(Exercise details) Repeat the listing that follows, character for character, minus the pictures.

::::::::

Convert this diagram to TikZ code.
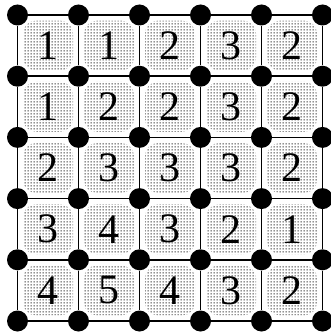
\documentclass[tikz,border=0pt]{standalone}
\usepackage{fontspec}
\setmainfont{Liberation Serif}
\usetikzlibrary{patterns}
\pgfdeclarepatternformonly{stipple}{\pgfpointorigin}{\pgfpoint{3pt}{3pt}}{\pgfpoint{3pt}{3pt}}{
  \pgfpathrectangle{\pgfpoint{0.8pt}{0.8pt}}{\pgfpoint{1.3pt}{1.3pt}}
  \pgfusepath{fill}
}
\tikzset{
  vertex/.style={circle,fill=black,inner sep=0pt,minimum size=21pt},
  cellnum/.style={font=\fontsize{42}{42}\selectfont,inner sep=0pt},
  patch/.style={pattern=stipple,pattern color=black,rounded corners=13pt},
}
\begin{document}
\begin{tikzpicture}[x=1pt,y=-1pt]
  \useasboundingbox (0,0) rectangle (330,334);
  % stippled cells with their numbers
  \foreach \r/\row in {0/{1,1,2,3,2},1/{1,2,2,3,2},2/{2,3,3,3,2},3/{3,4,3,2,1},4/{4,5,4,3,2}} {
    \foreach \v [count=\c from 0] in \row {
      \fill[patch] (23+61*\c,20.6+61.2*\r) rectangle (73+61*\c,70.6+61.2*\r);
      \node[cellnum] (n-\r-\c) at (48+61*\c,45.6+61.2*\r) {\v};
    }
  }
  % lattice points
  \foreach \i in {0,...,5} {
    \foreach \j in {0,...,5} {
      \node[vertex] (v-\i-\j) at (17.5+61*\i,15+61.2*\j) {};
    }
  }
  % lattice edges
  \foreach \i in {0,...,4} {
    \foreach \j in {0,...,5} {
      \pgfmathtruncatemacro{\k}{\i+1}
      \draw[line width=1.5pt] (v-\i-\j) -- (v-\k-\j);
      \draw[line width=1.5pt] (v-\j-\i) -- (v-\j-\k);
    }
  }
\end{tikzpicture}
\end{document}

::::::::

(Completed exercise)
Convert this diagram to TikZ code.
\documentclass[tikz,border=0pt]{standalone}
\usepackage{fontspec}
\setmainfont{Liberation Serif}
\usetikzlibrary{patterns}
\pgfdeclarepatternformonly{stipple}{\pgfpointorigin}{\pgfpoint{3pt}{3pt}}{\pgfpoint{3pt}{3pt}}{
  \pgfpathrectangle{\pgfpoint{0.8pt}{0.8pt}}{\pgfpoint{1.3pt}{1.3pt}}
  \pgfusepath{fill}
}
\tikzset{
  vertex/.style={circle,fill=black,inner sep=0pt,minimum size=21pt},
  cellnum/.style={font=\fontsize{42}{42}\selectfont,inner sep=0pt},
  patch/.style={pattern=stipple,pattern color=black,rounded corners=13pt},
}
\begin{document}
\begin{tikzpicture}[x=1pt,y=-1pt]
  \useasboundingbox (0,0) rectangle (330,334);
  % stippled cells with their numbers
  \foreach \r/\row in {0/{1,1,2,3,2},1/{1,2,2,3,2},2/{2,3,3,3,2},3/{3,4,3,2,1},4/{4,5,4,3,2}} {
    \foreach \v [count=\c from 0] in \row {
      \fill[patch] (23+61*\c,20.6+61.2*\r) rectangle (73+61*\c,70.6+61.2*\r);
      \node[cellnum] (n-\r-\c) at (48+61*\c,45.6+61.2*\r) {\v};
    }
  }
  % lattice points
  \foreach \i in {0,...,5} {
    \foreach \j in {0,...,5} {
      \node[vertex] (v-\i-\j) at (17.5+61*\i,15+61.2*\j) {};
    }
  }
  % lattice edges
  \foreach \i in {0,...,4} {
    \foreach \j in {0,...,5} {
      \pgfmathtruncatemacro{\k}{\i+1}
      \draw[line width=1.5pt] (v-\i-\j) -- (v-\k-\j);
      \draw[line width=1.5pt] (v-\j-\i) -- (v-\j-\k);
    }
  }
\end{tikzpicture}
\end{document}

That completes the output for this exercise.